Hindustan Unilever CEO and MD Sanjiv Mehta wants to use data and technology to re-imagine HUL, which is India's largest FMCG company worth ₹50,336 crore.

The strategy, that has been in implementation for the past few years, is finally falling in place, says Mehta, with the setting up of a state-of-the-art artificial intelligence hub on its campus in Mumbai. “We are able to capture the trends from across the world in real-time. What is happening across the globe, what duration it will take to come here and who is adopting it, we have all the data. We convert that into mixes, we have a library of perfumes, we have 3D machines, which make prototypes and we also do testing virtually,” Mehta explains.
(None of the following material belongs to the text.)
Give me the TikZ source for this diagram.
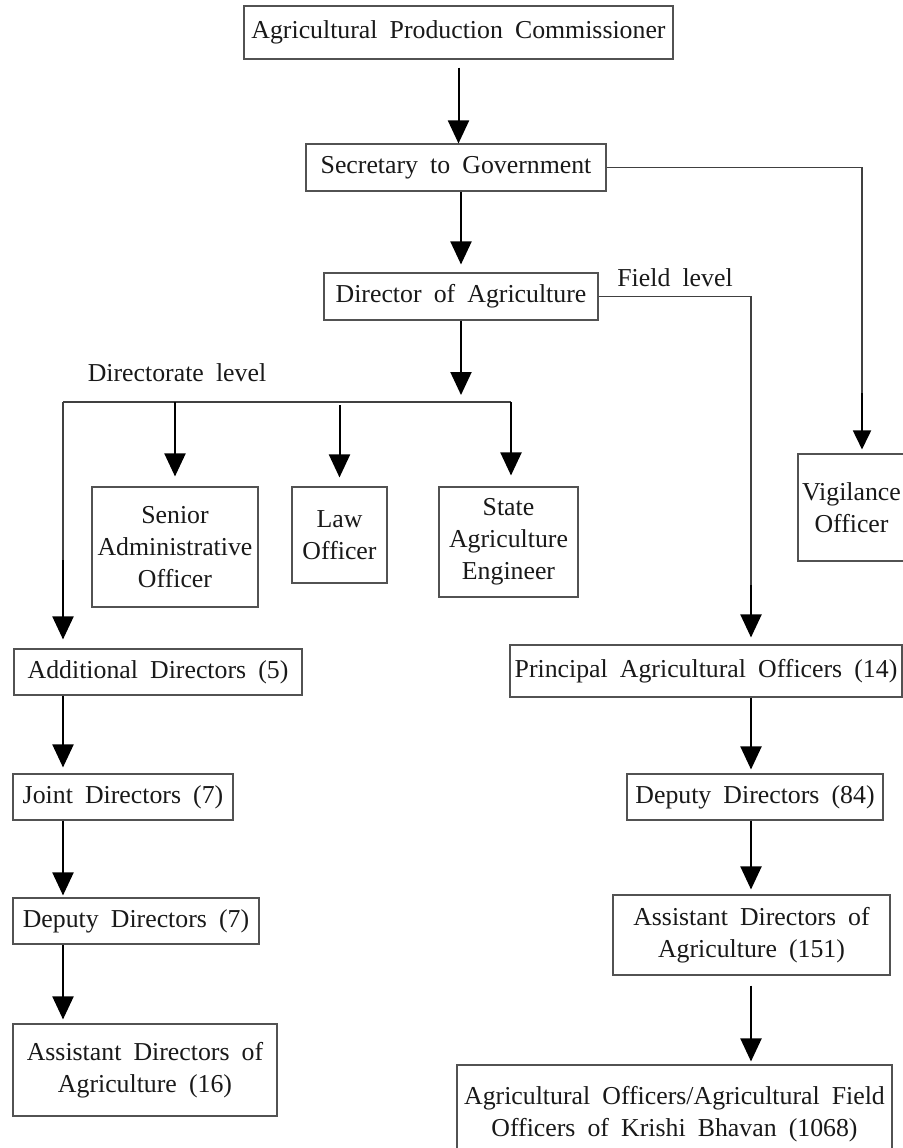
\documentclass[tikz,border=0pt]{standalone}
\usepackage{fontspec}
\setmainfont{Liberation Serif}
\usetikzlibrary{arrows.meta,calc}
\newcommand\chartfont{\fontsize{25.8}{32}\selectfont\spaceskip 0.47em plus 0.1em minus 0.05em\relax}
\begin{document}
\begin{tikzpicture}[x=1pt,y=-1pt,
  txt/.style={font=\chartfont, text=black!90},
  box/.style={txt, draw=black!68, line width=1.1pt, inner sep=0pt, align=center, rectangle},
  conn/.style={draw=black!75, line width=1.1pt},
  arr/.style={draw=black, line width=2pt, -{Triangle[width=21pt,length=23pt]}},
  arrsmall/.style={draw=black, line width=1.8pt, -{Triangle[width=18pt,length=19pt]}}
]
\useasboundingbox (0,0) rectangle (902,1148);
\fill[white] (0,0) rectangle (902,1148);

% boxes
\node[box, minimum width=429pt, minimum height=53pt] (apc) at (458.5,32.5) {Agricultural Production Commissioner};
\node[box, minimum width=300pt, minimum height=47pt] (sec) at (456,167.5) {Secretary to Government};
\node[box, minimum width=274pt, minimum height=47pt] (dir) at (461,296.5) {Director of Agriculture};
\node[box, minimum width=166pt, minimum height=120pt] (senior) at (175,547) {Senior\\Administrative\\Officer};
\node[box, minimum width=95pt, minimum height=96pt] (law) at (339.5,535) {Law\\Officer};
\node[box, minimum width=139pt, minimum height=110pt] (state) at (508.5,542) {State\\Agriculture\\Engineer};
\node[box, minimum width=107pt, minimum height=107pt] (vig) at (851.5,507.5) {Vigilance\\Officer};
\node[box, minimum width=288pt, minimum height=46pt] (add) at (158,672) {Additional Directors (5)};
\node[box, minimum width=220pt, minimum height=46pt] (joint) at (123,797) {Joint Directors (7)};
\node[box, minimum width=246pt, minimum height=46pt] (dep7) at (136,921) {Deputy Directors (7)};
\node[box, minimum width=264pt, minimum height=92pt] (asst16) at (145,1070) {Assistant Directors of\\Agriculture (16)};
\node[box, minimum width=392pt, minimum height=52pt] (princ) at (706,671) {Principal Agricultural Officers (14)};
\node[box, minimum width=256pt, minimum height=46pt] (dep84) at (755,797) {Deputy Directors (84)};
\node[box, minimum width=277pt, minimum height=80pt] (asst151) at (751.5,935) {Assistant Directors of\\Agriculture (151)};
\node[box, minimum width=435pt, minimum height=98pt] (agri) at (674.5,1114) {Agricultural Officers/Agricultural Field\\Officers of Krishi Bhavan (1068)};

% labels
\node[txt] (dlev) at (177,373) {Directorate level};
\node[txt] (flev) at (675,278) {Field level};

% helper coordinates
\coordinate (busL) at (63,402);
\coordinate (busR) at (511,402);
\coordinate (addk) at (63,560);
\coordinate (vigk) at (862,393);
\coordinate (fieldk) at (751,585);

% main chain
\draw[arr, shorten <=8pt] (apc.south) -- (apc.south |- sec.north);
\draw[arr, shorten >=8pt] (sec.south -| dir.north) -- (dir.north);
\draw[arr, shorten >=7pt] (dir.south) -- (dir.south |- busL);

% directorate bus
\draw[conn] (busL) -- (busR);
\draw[arr, shorten >=10pt] (senior.north |- busL) -- (senior.north);
\draw[arr, shorten <=3pt, shorten >=9pt] (law.north |- busL) -- (law.north);
\draw[arr, shorten >=11pt] (busR) -- (busR |- state.north);
\draw[conn] (busL) -- (addk);
\draw[arr, shorten >=9pt] (addk) -- (addk |- add.north);

% left column
\draw[arr, shorten >=6pt] (busL |- add.south) -- (busL |- joint.north);
\draw[arr, shorten >=2pt] (busL |- joint.south) -- (busL |- dep7.north);
\draw[arr, shorten >=4pt] (busL |- dep7.south) -- (busL |- asst16.north);

% vigilance
\draw[conn] (sec.east) -- (sec.east -| vigk) -- (vigk);
\draw[arrsmall, shorten >=4pt] (vigk) -- (vigk |- vig.north);

% field level
\draw[conn] (dir.east) -- (dir.east -| fieldk) -- (fieldk);
\draw[arr, shorten >=7pt] (fieldk) -- (fieldk |- princ.north);
\draw[arr, shorten >=4pt] (fieldk |- princ.south) -- (fieldk |- dep84.north);
\draw[arr, shorten >=5pt] (fieldk |- dep84.south) -- (fieldk |- asst151.north);
\draw[arr, shorten <=10pt, shorten >=3pt] (fieldk |- asst151.south) -- (fieldk |- agri.north);
\end{tikzpicture}
\end{document}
The AI hub, he says, has dramatically accelerated the company’s pace of innovations. In the past year, the company has launched an array of D2C brands such as Dove Baby, Love Beauty and Planet, Simple and Dermalogica. In fact, out of the ₹5,000 crore incremental growth in 2022, ₹900 crore came from such innovations.

The ‘Reimagine HUL’ project began six years ago when HUL brought on board a team of tech-savvy individuals to put together a strategy with data and technology at the core. “What used to be a historically linear value chain where you plan, source, make and deliver, we started creating ecosystems. There is a consumer ecosystem, a customer ecosystem and an operations ecosystem intertwined with data and technology,” he explains.
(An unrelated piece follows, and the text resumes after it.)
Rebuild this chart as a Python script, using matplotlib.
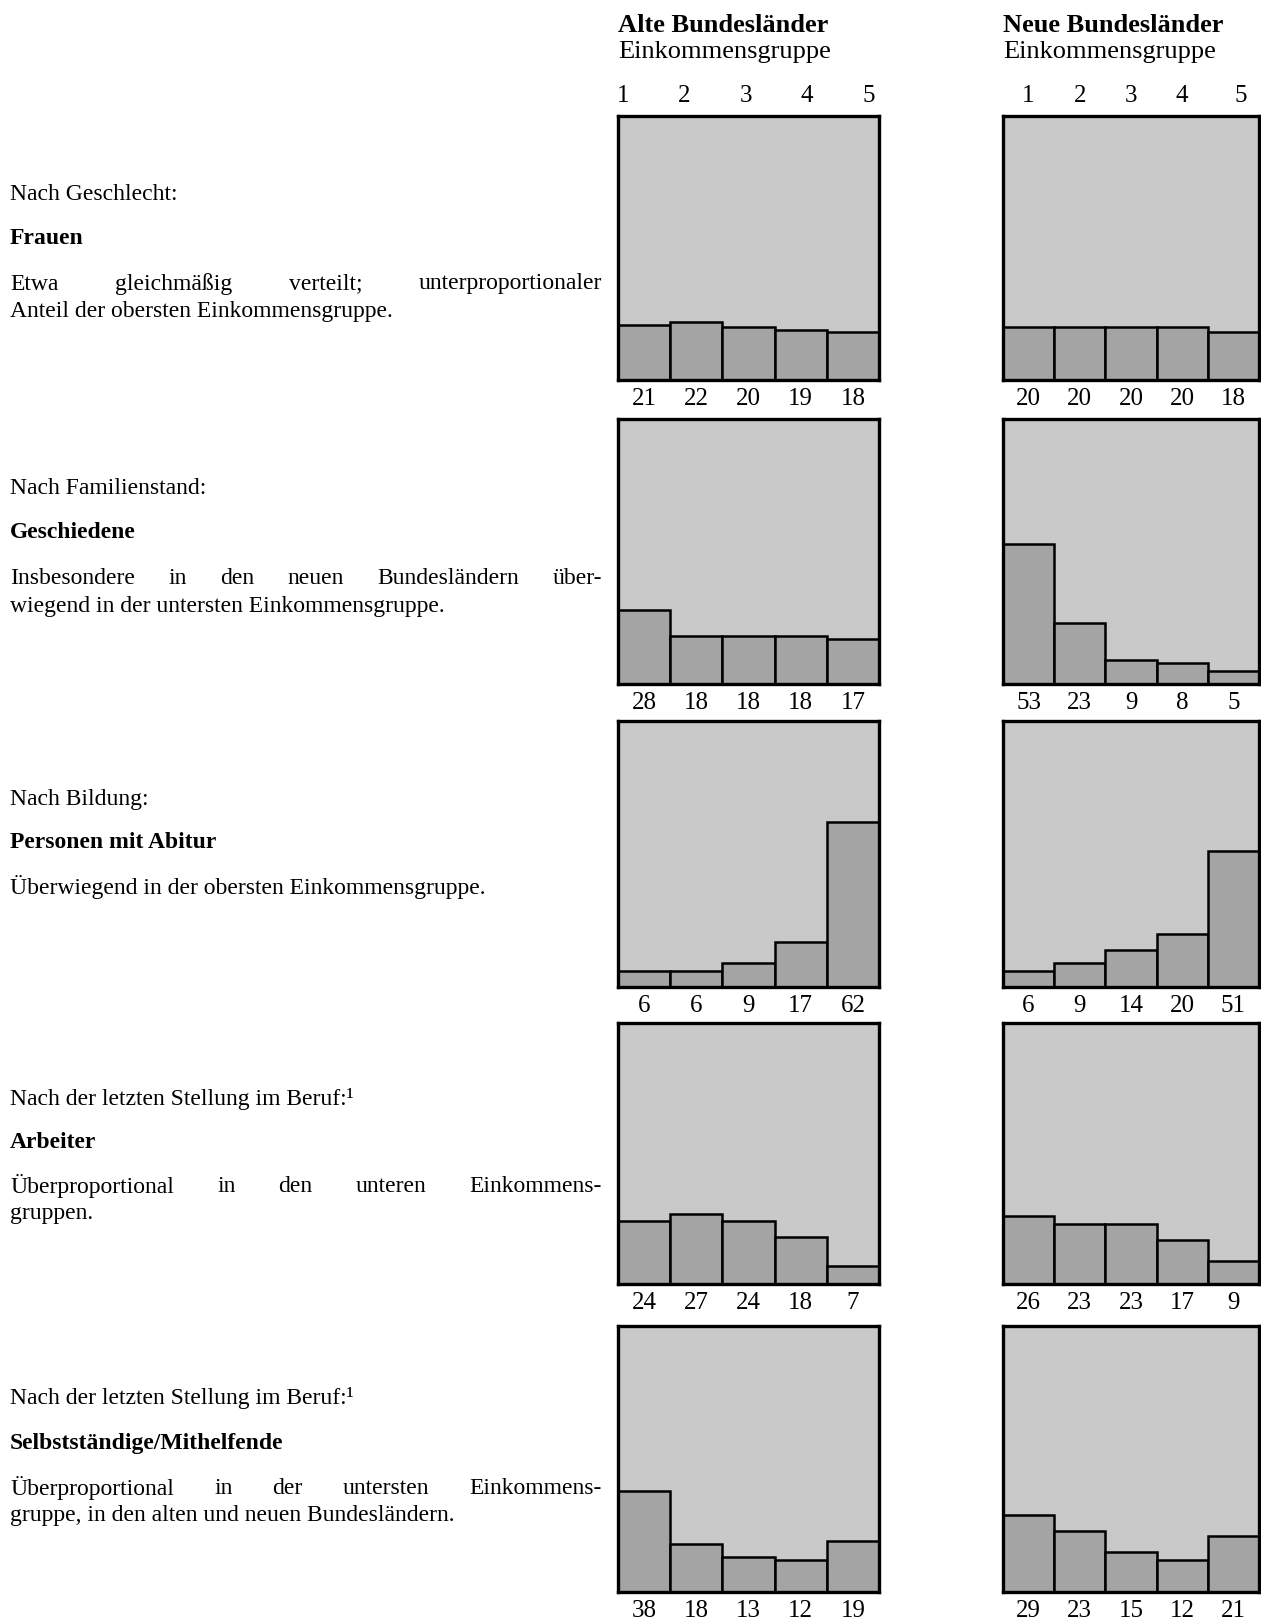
import matplotlib
matplotlib.use("Agg")
import matplotlib.pyplot as plt
import matplotlib.transforms as mtransforms
import numpy as np

plt.rcParams["font.family"] = ["Liberation Serif", "DejaVu Serif"]

W, H = 1261, 1621

groups = ["1", "2", "3", "4", "5"]
column_titles = ["Alte Bundesländer", "Neue Bundesländer"]
column_subtitle = "Einkommensgruppe"

alte = [
    [21, 22, 20, 19, 18],
    [28, 18, 18, 18, 17],
    [6, 6, 9, 17, 62],
    [24, 27, 24, 18, 7],
    [38, 18, 13, 12, 19],
]
neue = [
    [20, 20, 20, 20, 18],
    [53, 23, 9, 8, 5],
    [6, 9, 14, 20, 51],
    [26, 23, 23, 17, 9],
    [29, 23, 15, 12, 21],
]

headers = [
    "Nach Geschlecht:",
    "Nach Familienstand:",
    "Nach Bildung:",
    "Nach der letzten Stellung im Beruf:¹",
    "Nach der letzten Stellung im Beruf:¹",
]
groups_named = [
    "Frauen",
    "Geschiedene",
    "Personen mit Abitur",
    "Arbeiter",
    "Selbstständige/Mithelfende",
]
descriptions = [
    ["Etwa gleichmäßig verteilt; unterproportionaler",
     "Anteil der obersten Einkommensgruppe."],
    ["Insbesondere in den neuen Bundesländern über-",
     "wiegend in der untersten Einkommensgruppe."],
    ["Überwiegend in der obersten Einkommensgruppe."],
    ["Überproportional in den unteren Einkommens-",
     "gruppen."],
    ["Überproportional in der untersten Einkommens-",
     "gruppe, in den alten und neuen Bundesländern."],
]

# layout (pixels in the full-size picture)
col_x = [(618, 879), (1003, 1259)]
row_y = [(116, 380), (419, 684), (721, 987), (1023, 1284), (1326, 1592)]
text_y = [
    (194, 239, [284, 311]),
    (489, 533, [579, 606]),
    (799, 842, [887]),
    (1099, 1142, [1186, 1213]),
    (1398, 1443, [1488, 1515]),
]
text_x0, text_x1 = 10, 602
FS = 17
FS_HEAD = 19
FS_NUM = 18
BG = "#c9c9c9"
BAR = "#a4a4a4"


def fx(x):
    return x / W


def fy(y):
    return 1 - y / H


fig = plt.figure(figsize=(W / 100, H / 100), dpi=100)
fig.patch.set_facecolor("white")

data = [alte, neue]
tick_pos = [np.linspace(-0.4, 4.3, 5), np.array([0, 1, 2, 3, 4.15])]

for c in range(2):
    x0, x1 = col_x[c]
    for r in range(5):
        y0, y1 = row_y[r]
        ax = fig.add_axes([fx(x0), fy(y1), (x1 - x0) / W, (y1 - y0) / H])
        ax.set_facecolor(BG)
        xs = np.arange(len(groups))
        vals = data[c][r]
        ax.bar(xs, vals, width=1.0, color=BAR, edgecolor="black", linewidth=1.8)
        ax.set_xlim(-0.5, 4.5)
        ax.set_ylim(0, 100)
        ax.set_yticks([])
        ax.set_xticks([])
        for sp in ax.spines.values():
            sp.set_linewidth(2.4)
            sp.set_color("black")
        trans = mtransforms.blended_transform_factory(ax.transData, ax.transAxes)
        lab_y = -19 / (y1 - y0)
        for xi, v in zip(xs, vals):
            ax.text(xi, lab_y, str(v), transform=trans, ha="center", va="center",
                    fontsize=FS_NUM)
        if r == 0:
            for tp, g in zip(tick_pos[c], groups):
                ax.text(tp, 1 + 20 / (y1 - y0), g, transform=trans, ha="center",
                        va="center", fontsize=FS_NUM)
    fig.text(fx(x0), fy(26), column_titles[c], fontsize=FS_HEAD, fontweight="bold",
             ha="left", va="center")
    fig.text(fx(x0), fy(52), column_subtitle, fontsize=FS_HEAD, ha="left", va="center")

fig.canvas.draw()
renderer = fig.canvas.get_renderer()


def justified(line, y):
    words = line.split()
    texts = [fig.text(fx(text_x0), fy(y), w, fontsize=FS, ha="left", va="center")
             for w in words]
    widths = [t.get_window_extent(renderer).width for t in texts]
    gap = (text_x1 - text_x0 - sum(widths)) / (len(words) - 1)
    x = text_x0
    for t, w in zip(texts, widths):
        t.set_x(fx(x))
        x += w + gap


for r in range(5):
    hy, gy, dys = text_y[r]
    fig.text(fx(text_x0), fy(hy), headers[r], fontsize=FS, ha="left", va="center")
    fig.text(fx(text_x0), fy(gy), groups_named[r], fontsize=FS, fontweight="bold",
             ha="left", va="center")
    lines = descriptions[r]
    for i, (line, ly) in enumerate(zip(lines, dys)):
        if i < len(lines) - 1:
            justified(line, ly)
        else:
            fig.text(fx(text_x0), fy(ly), line, fontsize=FS, ha="left", va="center")

fig.savefig("out.png", dpi=100)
One of its earliest experiments with technology was the launch of Shikhar App, which enabled retailers to place their orders online. Mehta admits that before COVID, it was difficult to convince retailers to order their inventory through an app and Shikhar, in its early days, showed signs of failing. The retailer was too used to the company’s distributor salesman coming to the store to take orders and then delivering in a day or two. The pandemic helped change mindsets as the once tech-averse retailer had no option but to order through the app. App-based ordering has now become a habit and Shikhar, claims Mehta, is the most adapted app for retailers in the country. “We have a million outlets on Shikhar.”

The Shikhar app enables retailers to order their inventory any time during the day, therefore the company, says Mehta, had to rejig its supply chain and have a backup system, which would also deliver to the retailer as soon as the order was placed. “We would normally have a beat where the salesman would go to the retailer to collect the order and then we would deliver.” This has led to the setting up of Samadhan in the outskirts of Chennai, a completely automated and robotised fulfilment centre that fulfils orders the moment it is placed.

Mehta proudly says that the ‘Reimagine HUL’ exercise has been done indigenously. “The IP and the entire thinking rests with us and we have not taken the benefit of consultants. We have our own models like ‘Jarvis’, which enables you to optimise your spends (it could be distributor commission, trade support or media spends) based on machine learning. We have ‘Livewire’, which gives disparate information that you can access and slice and dice.”

These data-driven technologies, says Mehta, have come in extremely handy to run the business under the ‘Winning In Many Indias’ (Wimi) framework, where the company has divided the Indian market into 15 clusters. For each cluster, it has a separate strategy and the execution model is also different. For instance, the blend of Red Label Tea in Punjab is different from that of UP, but it’s the same brand. Similarly, the formulation of Surf Excel is different in different parts depending on the hardness of the water. “How do you ask a brand manager to do 15 strategies for a brand, it would have been impossible if we hadn’t brought this tech infrastructure together,” he explains.

Technology, claims Mehta, has helped the company to reduce its fulfilment centres from 40 to 20 and that has helped to save costs. Technology has also helped to set up big multi-category factories for dealing with any strategy. “Our Dapada factory has been recognised as the lighthouse factory by the World Economic Forum for digitisation. We are adopting industry 4.0 principles.” Established in 2001, the Dapada site produces three million units per day for brands like Surf excel, Vim, Rin and Wheel. This site started its digital journey in 2018.